Lecture Notes

CMPT-225 Assignment4

Hash Tables.

Due on Tuesday April 15th, at 23:59.

Problem Statement

You are required to investigate difference strategies for implementing the hash tables. You are given a list of keywords and the specification of a hashing method in an input file and is asked to insert or delete the keywords to a hash table with the given specification. The hashing methods include: open address linear probing, open address quadratic probing and separate chaining. After the insertion and deletion operations is done you need to output the average number of comparisons and the work load.

Input file.

Input file name is hash-input.txt. The first line of the input file specifies the hashing method specifications, table size and the number of operations. The first string indicates the hashing method. LP stands for linear probing, QP stands for quadratic probing and SC stands for separate chaining. The second item is the table size and third item is the number of operations that follows. For instance:

LP 100 7

means that the hashing method is linear probing, the size of the table is 100 and there will be 7 operations for this hash table. The operations are either Insert or Delete. A positive number indicate an insertion of an item with the key equal to that number into the hash table and a negative number indicates the deletion of the item with a key equal to that number from the hash table. For instance:

LP 100 7

786237 //meaning insert an item with the key 786237 into the table.

980986

134237

-980986 //meaning delete the item with key 980986 from the table

-235137

340901

-680471

A file may contain several runs, for instance the following file has 3 runs:

LP 100 7 //First Run

786237

980986

134237

-980986

-235137

340901

-680471

QP 1000 3 //Second Run

797937

658208

-582937

SC 10 5 //Third Run

686296

687429

597929

700746

-358929

Output.

For each run in the file you need to output the average number of comparisons for the operations and also the work load of the table at the end.
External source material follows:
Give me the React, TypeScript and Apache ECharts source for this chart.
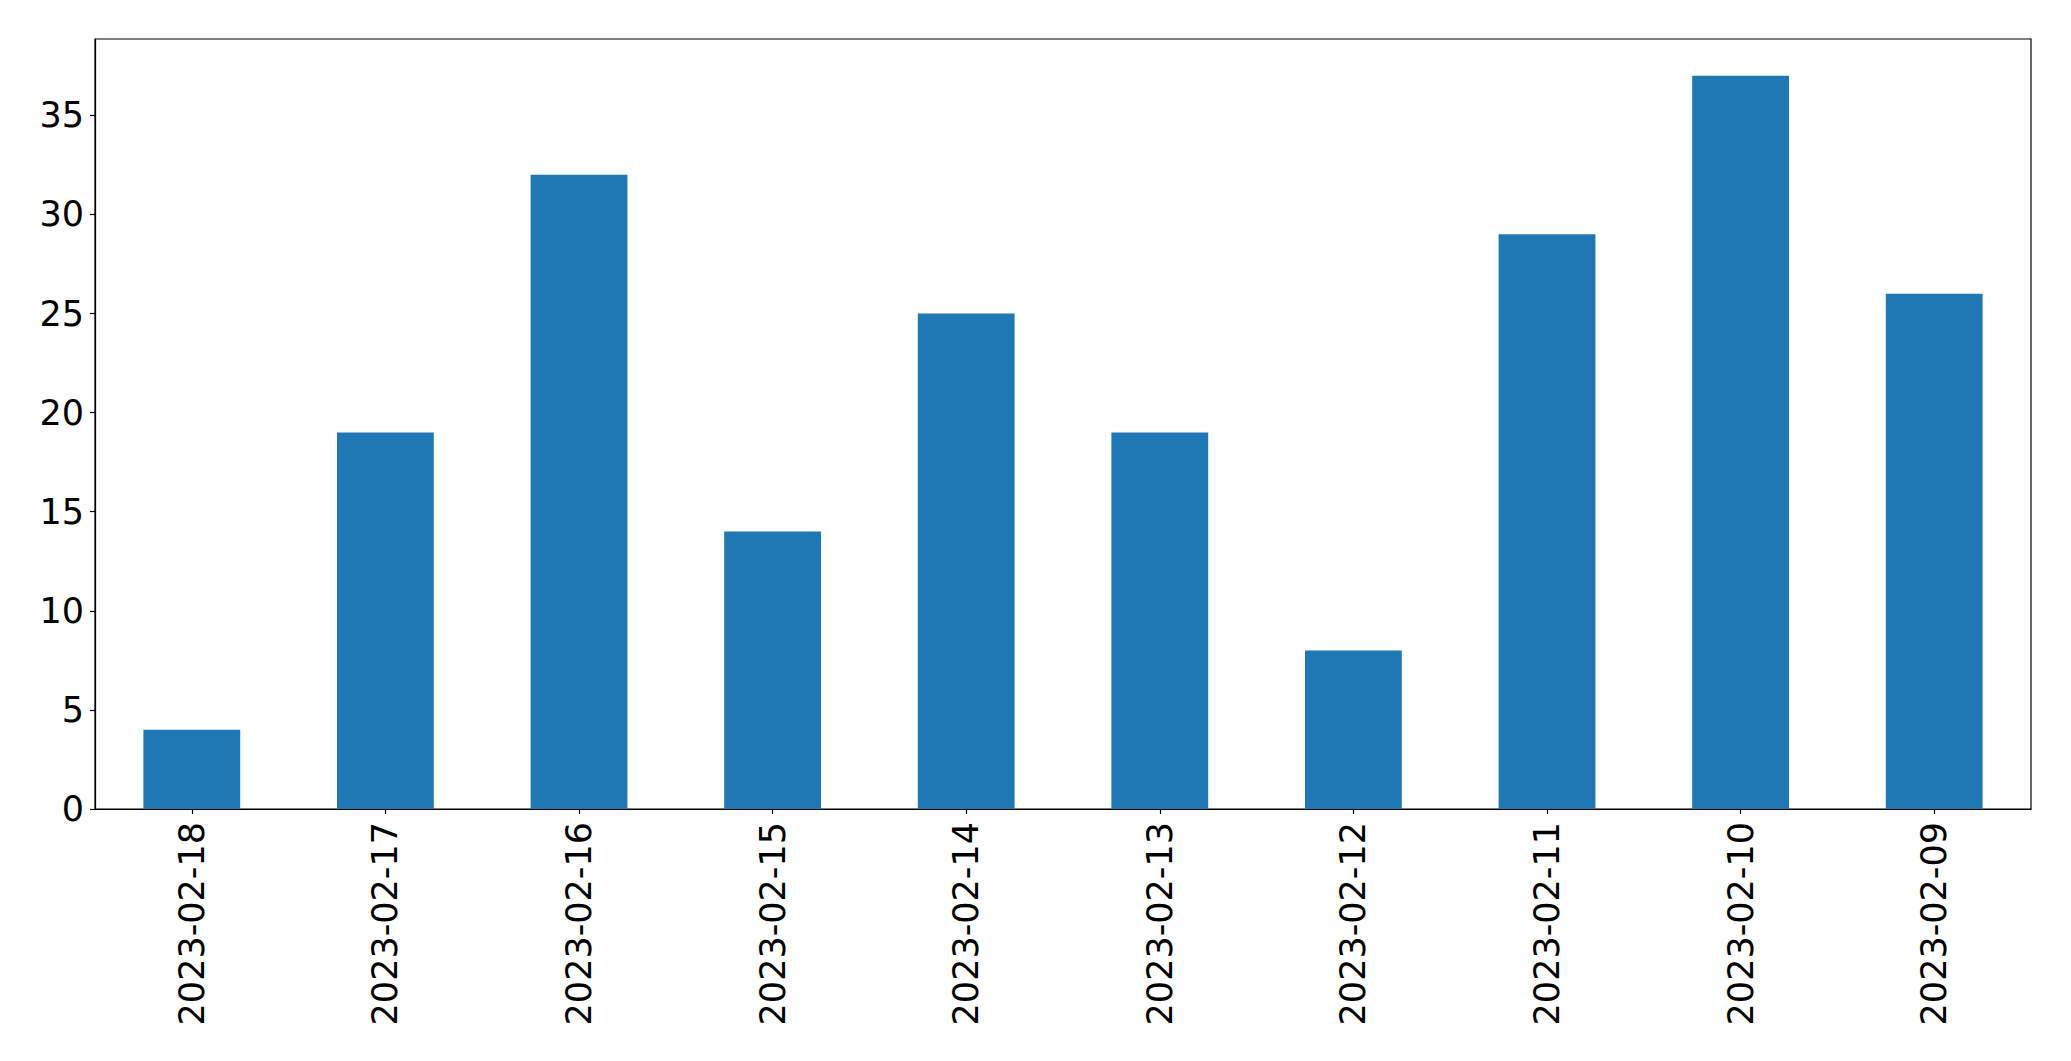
import React, { useEffect, useRef } from "react";
import * as echarts from "echarts";

const categories = [
  "2023-02-18",
  "2023-02-17",
  "2023-02-16",
  "2023-02-15",
  "2023-02-14",
  "2023-02-13",
  "2023-02-12",
  "2023-02-11",
  "2023-02-10",
  "2023-02-09",
];
const values = [4, 19, 32, 14, 25, 19, 8, 29, 37, 26];
const yTicks = [0, 5, 10, 15, 20, 25, 30, 35];

export default function App() {
  const ref = useRef<HTMLDivElement>(null);
  useEffect(() => {
    document.body.style.margin = "0";
    if (!ref.current) return;
    const chart = echarts.init(ref.current, null, { renderer: "svg" });
    const font = "DejaVu Sans";
    chart.setOption({
      animation: false,
      backgroundColor: "#ffffff",
      grid: {
        left: 95,
        right: 40,
        top: 39,
        bottom: 252,
        show: true,
        borderColor: "#000",
        borderWidth: 1.2,
        backgroundColor: "transparent",
      },
      xAxis: {
        type: "category",
        data: categories,
        boundaryGap: true,
        axisLine: { show: true, lineStyle: { color: "#000", width: 1.2 } },
        axisTick: { show: true, alignWithLabel: true, length: 5, lineStyle: { color: "#000", width: 1.2 } },
        axisLabel: {
          rotate: 90,
          fontSize: 35,
          fontFamily: font,
          color: "#000",
          margin: 13,
          interval: 0,
        },
        splitLine: { show: false },
      },
      yAxis: {
        type: "value",
        min: 0,
        max: 38.85,
        axisLine: { show: true, lineStyle: { color: "#000", width: 1.2 } },
        axisTick: { show: true, length: 5, customValues: yTicks, lineStyle: { color: "#000", width: 1.2 } },
        axisLabel: {
          fontSize: 35,
          fontFamily: font,
          color: "#000",
          margin: 11,
          customValues: yTicks,
        },
        splitLine: { show: false },
      },
      series: [
        {
          type: "bar",
          data: values,
          barWidth: "50%",
          itemStyle: { color: "#1f77b4" },
        },
      ],
    });
    return () => chart.dispose();
  }, []);
  return <div ref={ref} style={{ width: 2071, height: 1061 }} />;
}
How to calculate the number of comparison for each operation?

It’s very important that you follow the below guidelines to compute the average number of operations. If you fail to follow exactly according to the following specification your output won’t match the correct output and you will lose a great deal of marks.

For Separate Chaining hash the number of comparison for the insert operation is 0 because we insert each new item in the beginning of the corresponding chain. The number of comparisons for delete operation in a separate chaining hash table is the number of the nodes that is visited in the corresponding linked list. If the linked list is empty (i.e the location in the table for the key to be deleted is null) then the number of operation is 0.

For the Linear or Quadratic probing the number of comparisons is the number of the locations in the table that is visited when a key is inserted or deleted from the table. This include the items that were deleted and marked as available.

The output for the above input file with three runs must be as follows:

Run1

Average number of comparisons: 1.4285714285714286

Work load: 0.03

Run2

Average number of comparisons: 1.3333333333333333

Work load: 0.0020

Run3

Average number of comparisons: 0.4

Work load: 0.4

You can download more sample input and their corresponding output from here.

Implementation

Basically you need to implement two hash table classes one that implements the open address hashing and one that implements separate chaining. For the open address hash table you can use the following template.

public class HashNode<K, V>{

Private K key;

Private V value;

….

}

public class OpenAddressHashTable <K, V>{

private int tableSize;

private HashNode<K,V> [] table;

private probeType;

public OpenAddressHashTable(int ts, String probeType){

tableSize = ts;

table = new HashNode[ts];

this.probeType = probeType;

}

….

}

For the separate chaining hash table you can use the following template.

public class ChainNode<K, V>{

private K key;

private V value;

private ChainNode<K, V> next;

}

public class SeparateChainHashTable <K, V>{

private int tableSize = 101;

private ChainNode<K, V>[] table;

public SeparateChainHashTable (int ts){

tableSize = ts;

table = new ChainNode[ts];

}

….

}

For each run in the file you need to create a separate hash table object from the appropriate class and perform the operations in the run and print the statistics at the end.

Specific Requirements

· For Java programmers: You must name your main class (the class with the main method) hashTest.java.

Important Remarks

It’s very important that you make sure your program compiles without any problem (you may get 0 if your program didn't compile-see the submission section below).

Make sure that your input and output file format is exactly the same as the requirement stated previously (see the display information option).

Submission

Submit your source files only (for java users: .java and for c++ users: .cpp and .hpp or .h). You can use any compiler that you want but you need to make sure that your program will compile under the Linux. It’s easy, create a directory called src and copy all your source files in it then in a Linux shell type javac hashTest .java for compiling your program and java hashTest for running your program. For c++ user you need to run g++ *.cpp –o hashTest command to compile your program and then ./hashTest to run it. If you are writing in Java this should work without any problem however, your c++ source files from some compilers (for instance Visual C++) may not directly compile in Linux. Drop by my or your TA’s office hours if you have difficulty compiling in Linux. Zip all your source files in the src directory and submit it.